First, thank you to everyone who said I didn't need it. That felt good ♥. Second, I think the ones who asked #3 are probably a little bit jealous. And third, YES I want to look like that when I'm 50!
I am probably going to blog about the surgery and recovery experience in my next entry...maybe even a horrible picture of me as a Christmas Troll!!
Back to the point. It was incredibly important to me that my reasons for having cosmetic surgery were on the up and up. What other people think is really not important by comparison. I do tend to overthink and analyze my decisions, but it is entirely possible to fool myself into believing I need something (i.e. non-genetically engineered chocolate cake...mmm) and find out later how shallow that need really was. One of the big disclaimers on any cosmetic procedure is to be prepared for depression and feelings of doubt about your changes a couple weeks after surgery. I assume if its listed so frequently it must be a fairly common occurrence. In fact, reading my preparation and post op paperwork was scarier than going to a Stephen King cosplay convention *shiver*. Over and over the message was very clear - I had better KNOW this is what I want and be prepared for the outcome.

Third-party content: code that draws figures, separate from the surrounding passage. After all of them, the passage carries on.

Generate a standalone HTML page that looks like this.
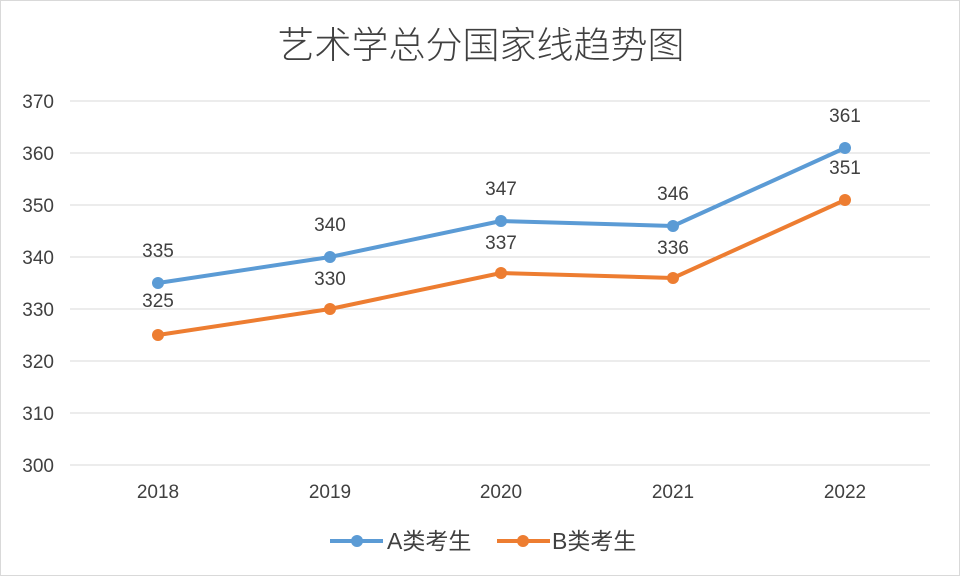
<!DOCTYPE html>
<html><head><meta charset="utf-8"><style>
body{margin:0;background:#fff}
svg{display:block}
text{font-family:"Liberation Sans","Noto Sans CJK SC",sans-serif}
</style></head><body>
<svg width="960" height="576" viewBox="0 0 960 576">
<rect x="0.5" y="0.5" width="959" height="575" fill="#fff" stroke="#d9d9d9"/>
<text x="481" y="58" text-anchor="middle" font-size="37" fill="#404040" font-family="Noto Sans CJK SC, sans-serif" font-weight="300">艺术学总分国家线趋势图</text>
<g stroke="#d9d9d9" stroke-width="1">
<line x1="70" x2="930" y1="101" y2="101"/><line x1="70" x2="930" y1="153" y2="153"/>
<line x1="70" x2="930" y1="205" y2="205"/><line x1="70" x2="930" y1="257" y2="257"/>
<line x1="70" x2="930" y1="309" y2="309"/><line x1="70" x2="930" y1="361" y2="361"/>
<line x1="70" x2="930" y1="413" y2="413"/><line x1="70" x2="930" y1="465" y2="465"/>
</g>
<g font-size="19" fill="#404040" text-anchor="end">
<text x="54" y="108">370</text><text x="54" y="160">360</text><text x="54" y="212">350</text>
<text x="54" y="264">340</text><text x="54" y="316">330</text><text x="54" y="368">320</text>
<text x="54" y="420">310</text><text x="54" y="472">300</text>
</g>
<g font-size="19" fill="#404040" text-anchor="middle">
<text x="158" y="498">2018</text><text x="330" y="498">2019</text><text x="501" y="498">2020</text>
<text x="673" y="498">2021</text><text x="845" y="498">2022</text>
</g>
<polyline points="158,283 330,257 501,221 673,226 845,148" fill="none" stroke="#5b9bd5" stroke-width="4" stroke-linejoin="round"/>
<polyline points="158,335 330,309 501,273 673,278 845,200" fill="none" stroke="#ed7d31" stroke-width="4" stroke-linejoin="round"/>
<g fill="#5b9bd5"><circle cx="158" cy="283" r="6"/><circle cx="330" cy="257" r="6"/><circle cx="501" cy="221" r="6"/><circle cx="673" cy="226" r="6"/><circle cx="845" cy="148" r="6"/></g>
<g fill="#ed7d31"><circle cx="158" cy="335" r="6"/><circle cx="330" cy="309" r="6"/><circle cx="501" cy="273" r="6"/><circle cx="673" cy="278" r="6"/><circle cx="845" cy="200" r="6"/></g>
<g font-size="19" fill="#404040" text-anchor="middle">
<text x="158" y="257">335</text><text x="330" y="231">340</text><text x="501" y="195">347</text><text x="673" y="200">346</text><text x="845" y="122">361</text>
<text x="158" y="307">325</text><text x="330" y="285">330</text><text x="501" y="249">337</text><text x="673" y="254">336</text><text x="845" y="174">351</text>
</g>
<line x1="330" x2="383" y1="541" y2="541" stroke="#5b9bd5" stroke-width="4"/><circle cx="357" cy="541" r="6" fill="#5b9bd5"/>
<text x="387" y="549" font-size="23" fill="#404040">A类考生</text>
<line x1="497" x2="550" y1="541" y2="541" stroke="#ed7d31" stroke-width="4"/><circle cx="523" cy="541" r="6" fill="#ed7d31"/>
<text x="552" y="549" font-size="23" fill="#404040">B类考生</text>
</svg>
</body></html>
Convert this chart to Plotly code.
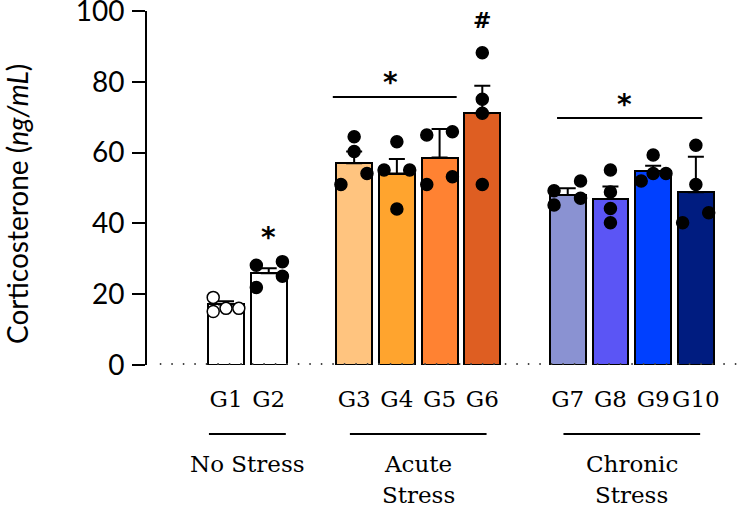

This isn't daunting me. My desire is every bit as strong as when I walked in to the surgeon's office the first time. Simply put, going through transition has empowered me to fix things I don't like about myself. This isn't about being female enough or good looking enough or how to spend my daughter's inheritance. This is a purely personal experience, much the way transitioning has been. I am not trying to be perfect or change who I am. I just want to be a little bit prouder, a little happier, and a little closer to how I see myself. That's all and it is worth it. And its not the only thing I've planned on "fixing". Self improvement is a life long process.
Wish me luck!
“No matter who you are, no matter what you did, no matter where you've come from, you can always change, become a better version of yourself.”